=== To be done ===
Copy out all the data, word for word.

:: Stored data ::

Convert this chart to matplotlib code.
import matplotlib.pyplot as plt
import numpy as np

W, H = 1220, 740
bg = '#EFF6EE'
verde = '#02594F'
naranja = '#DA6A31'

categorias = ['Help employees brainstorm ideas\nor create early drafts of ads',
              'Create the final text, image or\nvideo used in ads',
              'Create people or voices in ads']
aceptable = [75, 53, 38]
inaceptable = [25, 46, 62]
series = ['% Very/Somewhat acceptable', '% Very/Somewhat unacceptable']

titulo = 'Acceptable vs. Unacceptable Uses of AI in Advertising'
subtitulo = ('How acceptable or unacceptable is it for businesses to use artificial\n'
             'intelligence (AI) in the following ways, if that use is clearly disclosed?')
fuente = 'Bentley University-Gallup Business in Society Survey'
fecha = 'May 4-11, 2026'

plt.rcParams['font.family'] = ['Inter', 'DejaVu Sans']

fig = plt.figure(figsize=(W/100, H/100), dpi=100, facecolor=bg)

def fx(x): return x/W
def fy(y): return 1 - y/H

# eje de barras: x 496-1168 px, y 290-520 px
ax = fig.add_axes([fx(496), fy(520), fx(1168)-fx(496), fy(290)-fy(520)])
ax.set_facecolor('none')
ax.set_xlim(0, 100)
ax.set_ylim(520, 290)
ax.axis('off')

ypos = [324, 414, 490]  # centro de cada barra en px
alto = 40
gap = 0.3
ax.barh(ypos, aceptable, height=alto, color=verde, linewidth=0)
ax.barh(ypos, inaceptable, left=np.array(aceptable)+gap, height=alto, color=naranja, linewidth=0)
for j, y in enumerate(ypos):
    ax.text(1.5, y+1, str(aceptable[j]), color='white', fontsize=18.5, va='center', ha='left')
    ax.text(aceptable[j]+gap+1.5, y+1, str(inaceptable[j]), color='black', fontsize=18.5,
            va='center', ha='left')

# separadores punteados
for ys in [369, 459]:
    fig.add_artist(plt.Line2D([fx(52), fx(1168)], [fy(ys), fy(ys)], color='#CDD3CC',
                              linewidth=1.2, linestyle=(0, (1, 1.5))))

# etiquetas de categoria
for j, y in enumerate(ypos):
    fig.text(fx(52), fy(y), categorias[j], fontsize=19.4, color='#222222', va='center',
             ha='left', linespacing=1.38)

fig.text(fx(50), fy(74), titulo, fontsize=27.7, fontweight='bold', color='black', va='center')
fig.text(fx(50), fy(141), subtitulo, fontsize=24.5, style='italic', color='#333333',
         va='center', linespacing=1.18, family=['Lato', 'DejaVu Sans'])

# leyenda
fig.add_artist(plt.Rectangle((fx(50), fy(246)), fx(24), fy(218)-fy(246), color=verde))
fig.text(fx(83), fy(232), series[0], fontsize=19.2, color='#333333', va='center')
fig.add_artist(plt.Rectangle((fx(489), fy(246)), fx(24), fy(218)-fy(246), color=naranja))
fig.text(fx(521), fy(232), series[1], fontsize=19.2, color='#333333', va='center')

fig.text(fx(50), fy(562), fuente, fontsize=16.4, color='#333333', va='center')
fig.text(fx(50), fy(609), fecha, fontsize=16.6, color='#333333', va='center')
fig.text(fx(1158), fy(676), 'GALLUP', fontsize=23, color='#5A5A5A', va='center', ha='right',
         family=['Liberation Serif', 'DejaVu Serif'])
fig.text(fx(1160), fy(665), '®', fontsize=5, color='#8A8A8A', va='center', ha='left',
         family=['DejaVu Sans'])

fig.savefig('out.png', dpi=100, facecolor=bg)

:::

=== Result of the exercise ===
Convert this chart to matplotlib code.
import matplotlib.pyplot as plt
import numpy as np

W, H = 1220, 740
bg = '#EFF6EE'
verde = '#02594F'
naranja = '#DA6A31'

categorias = ['Help employees brainstorm ideas\nor create early drafts of ads',
              'Create the final text, image or\nvideo used in ads',
              'Create people or voices in ads']
aceptable = [75, 53, 38]
inaceptable = [25, 46, 62]
series = ['% Very/Somewhat acceptable', '% Very/Somewhat unacceptable']

titulo = 'Acceptable vs. Unacceptable Uses of AI in Advertising'
subtitulo = ('How acceptable or unacceptable is it for businesses to use artificial\n'
             'intelligence (AI) in the following ways, if that use is clearly disclosed?')
fuente = 'Bentley University-Gallup Business in Society Survey'
fecha = 'May 4-11, 2026'

plt.rcParams['font.family'] = ['Inter', 'DejaVu Sans']

fig = plt.figure(figsize=(W/100, H/100), dpi=100, facecolor=bg)

def fx(x): return x/W
def fy(y): return 1 - y/H

# eje de barras: x 496-1168 px, y 290-520 px
ax = fig.add_axes([fx(496), fy(520), fx(1168)-fx(496), fy(290)-fy(520)])
ax.set_facecolor('none')
ax.set_xlim(0, 100)
ax.set_ylim(520, 290)
ax.axis('off')

ypos = [324, 414, 490]  # centro de cada barra en px
alto = 40
gap = 0.3
ax.barh(ypos, aceptable, height=alto, color=verde, linewidth=0)
ax.barh(ypos, inaceptable, left=np.array(aceptable)+gap, height=alto, color=naranja, linewidth=0)
for j, y in enumerate(ypos):
    ax.text(1.5, y+1, str(aceptable[j]), color='white', fontsize=18.5, va='center', ha='left')
    ax.text(aceptable[j]+gap+1.5, y+1, str(inaceptable[j]), color='black', fontsize=18.5,
            va='center', ha='left')

# separadores punteados
for ys in [369, 459]:
    fig.add_artist(plt.Line2D([fx(52), fx(1168)], [fy(ys), fy(ys)], color='#CDD3CC',
                              linewidth=1.2, linestyle=(0, (1, 1.5))))

# etiquetas de categoria
for j, y in enumerate(ypos):
    fig.text(fx(52), fy(y), categorias[j], fontsize=19.4, color='#222222', va='center',
             ha='left', linespacing=1.38)

fig.text(fx(50), fy(74), titulo, fontsize=27.7, fontweight='bold', color='black', va='center')
fig.text(fx(50), fy(141), subtitulo, fontsize=24.5, style='italic', color='#333333',
         va='center', linespacing=1.18, family=['Lato', 'DejaVu Sans'])

# leyenda
fig.add_artist(plt.Rectangle((fx(50), fy(246)), fx(24), fy(218)-fy(246), color=verde))
fig.text(fx(83), fy(232), series[0], fontsize=19.2, color='#333333', va='center')
fig.add_artist(plt.Rectangle((fx(489), fy(246)), fx(24), fy(218)-fy(246), color=naranja))
fig.text(fx(521), fy(232), series[1], fontsize=19.2, color='#333333', va='center')

fig.text(fx(50), fy(562), fuente, fontsize=16.4, color='#333333', va='center')
fig.text(fx(50), fy(609), fecha, fontsize=16.6, color='#333333', va='center')
fig.text(fx(1158), fy(676), 'GALLUP', fontsize=23, color='#5A5A5A', va='center', ha='right',
         family=['Liberation Serif', 'DejaVu Serif'])
fig.text(fx(1160), fy(665), '®', fontsize=5, color='#8A8A8A', va='center', ha='left',
         family=['DejaVu Sans'])

fig.savefig('out.png', dpi=100, facecolor=bg)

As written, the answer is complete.